* WRITTEN PROBLEM *
Every line of the material is to be quoted verbatim, minus the pictures.

* GIVEN DATA *
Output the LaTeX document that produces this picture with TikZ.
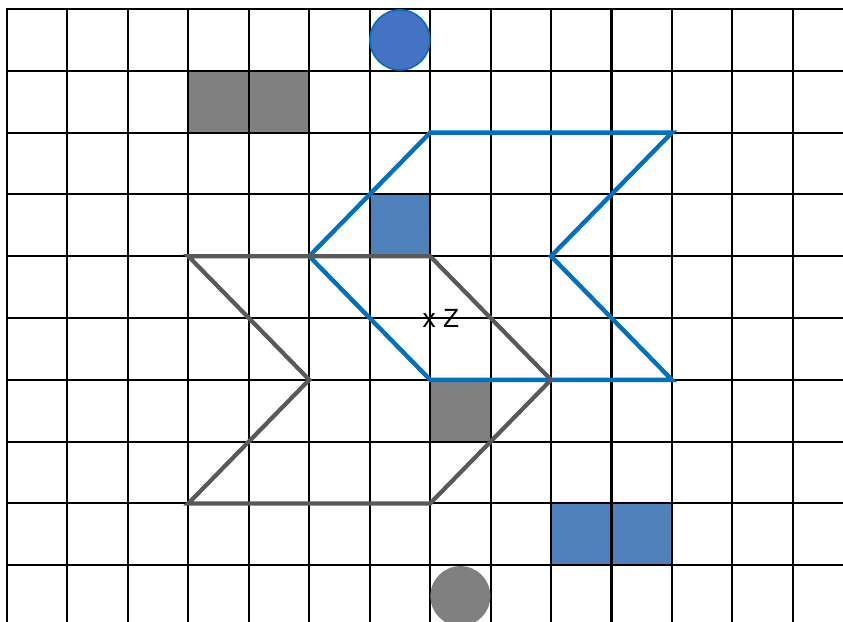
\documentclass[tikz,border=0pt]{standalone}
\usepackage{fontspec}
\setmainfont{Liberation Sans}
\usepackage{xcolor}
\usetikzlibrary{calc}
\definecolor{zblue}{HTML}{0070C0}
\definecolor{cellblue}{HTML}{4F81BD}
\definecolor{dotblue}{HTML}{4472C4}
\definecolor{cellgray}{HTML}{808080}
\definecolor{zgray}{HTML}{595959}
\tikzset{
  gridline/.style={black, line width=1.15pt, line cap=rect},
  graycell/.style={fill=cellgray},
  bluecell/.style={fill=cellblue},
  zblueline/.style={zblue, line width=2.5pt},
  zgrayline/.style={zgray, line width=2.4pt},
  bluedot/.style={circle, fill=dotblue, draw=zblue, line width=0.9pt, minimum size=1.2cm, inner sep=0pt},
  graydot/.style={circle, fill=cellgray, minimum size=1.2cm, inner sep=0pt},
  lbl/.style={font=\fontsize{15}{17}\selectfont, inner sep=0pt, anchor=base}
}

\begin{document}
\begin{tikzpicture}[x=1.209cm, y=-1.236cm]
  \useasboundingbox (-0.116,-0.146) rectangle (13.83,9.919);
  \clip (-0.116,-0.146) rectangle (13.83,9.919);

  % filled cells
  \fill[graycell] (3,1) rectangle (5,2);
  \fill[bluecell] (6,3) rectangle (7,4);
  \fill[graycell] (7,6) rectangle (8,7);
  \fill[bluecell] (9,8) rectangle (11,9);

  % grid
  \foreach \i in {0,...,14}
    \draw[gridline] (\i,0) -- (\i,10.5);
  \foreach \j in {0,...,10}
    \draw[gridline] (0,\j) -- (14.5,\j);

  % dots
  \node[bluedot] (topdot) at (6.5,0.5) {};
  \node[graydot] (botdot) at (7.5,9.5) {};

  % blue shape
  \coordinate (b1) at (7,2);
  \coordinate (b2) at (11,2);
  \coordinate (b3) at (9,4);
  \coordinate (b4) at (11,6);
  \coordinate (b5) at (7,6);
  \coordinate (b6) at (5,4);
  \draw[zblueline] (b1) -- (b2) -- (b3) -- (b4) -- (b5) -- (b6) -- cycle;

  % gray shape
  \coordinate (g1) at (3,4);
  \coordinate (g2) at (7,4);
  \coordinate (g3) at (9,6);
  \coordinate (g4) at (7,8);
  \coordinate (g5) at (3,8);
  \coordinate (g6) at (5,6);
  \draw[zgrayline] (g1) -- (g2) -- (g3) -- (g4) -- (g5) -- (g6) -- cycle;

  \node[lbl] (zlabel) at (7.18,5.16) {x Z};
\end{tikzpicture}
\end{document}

* SOLUTION *
Output the LaTeX document that produces this picture with TikZ.
\documentclass[tikz,border=0pt]{standalone}
\usepackage{fontspec}
\setmainfont{Liberation Sans}
\usepackage{xcolor}
\usetikzlibrary{calc}
\definecolor{zblue}{HTML}{0070C0}
\definecolor{cellblue}{HTML}{4F81BD}
\definecolor{dotblue}{HTML}{4472C4}
\definecolor{cellgray}{HTML}{808080}
\definecolor{zgray}{HTML}{595959}
\tikzset{
  gridline/.style={black, line width=1.15pt, line cap=rect},
  graycell/.style={fill=cellgray},
  bluecell/.style={fill=cellblue},
  zblueline/.style={zblue, line width=2.5pt},
  zgrayline/.style={zgray, line width=2.4pt},
  bluedot/.style={circle, fill=dotblue, draw=zblue, line width=0.9pt, minimum size=1.2cm, inner sep=0pt},
  graydot/.style={circle, fill=cellgray, minimum size=1.2cm, inner sep=0pt},
  lbl/.style={font=\fontsize{15}{17}\selectfont, inner sep=0pt, anchor=base}
}

\begin{document}
\begin{tikzpicture}[x=1.209cm, y=-1.236cm]
  \useasboundingbox (-0.116,-0.146) rectangle (13.83,9.919);
  \clip (-0.116,-0.146) rectangle (13.83,9.919);

  % filled cells
  \fill[graycell] (3,1) rectangle (5,2);
  \fill[bluecell] (6,3) rectangle (7,4);
  \fill[graycell] (7,6) rectangle (8,7);
  \fill[bluecell] (9,8) rectangle (11,9);

  % grid
  \foreach \i in {0,...,14}
    \draw[gridline] (\i,0) -- (\i,10.5);
  \foreach \j in {0,...,10}
    \draw[gridline] (0,\j) -- (14.5,\j);

  % dots
  \node[bluedot] (topdot) at (6.5,0.5) {};
  \node[graydot] (botdot) at (7.5,9.5) {};

  % blue shape
  \coordinate (b1) at (7,2);
  \coordinate (b2) at (11,2);
  \coordinate (b3) at (9,4);
  \coordinate (b4) at (11,6);
  \coordinate (b5) at (7,6);
  \coordinate (b6) at (5,4);
  \draw[zblueline] (b1) -- (b2) -- (b3) -- (b4) -- (b5) -- (b6) -- cycle;

  % gray shape
  \coordinate (g1) at (3,4);
  \coordinate (g2) at (7,4);
  \coordinate (g3) at (9,6);
  \coordinate (g4) at (7,8);
  \coordinate (g5) at (3,8);
  \coordinate (g6) at (5,6);
  \draw[zgrayline] (g1) -- (g2) -- (g3) -- (g4) -- (g5) -- (g6) -- cycle;

  \node[lbl] (zlabel) at (7.18,5.16) {x Z};
\end{tikzpicture}
\end{document}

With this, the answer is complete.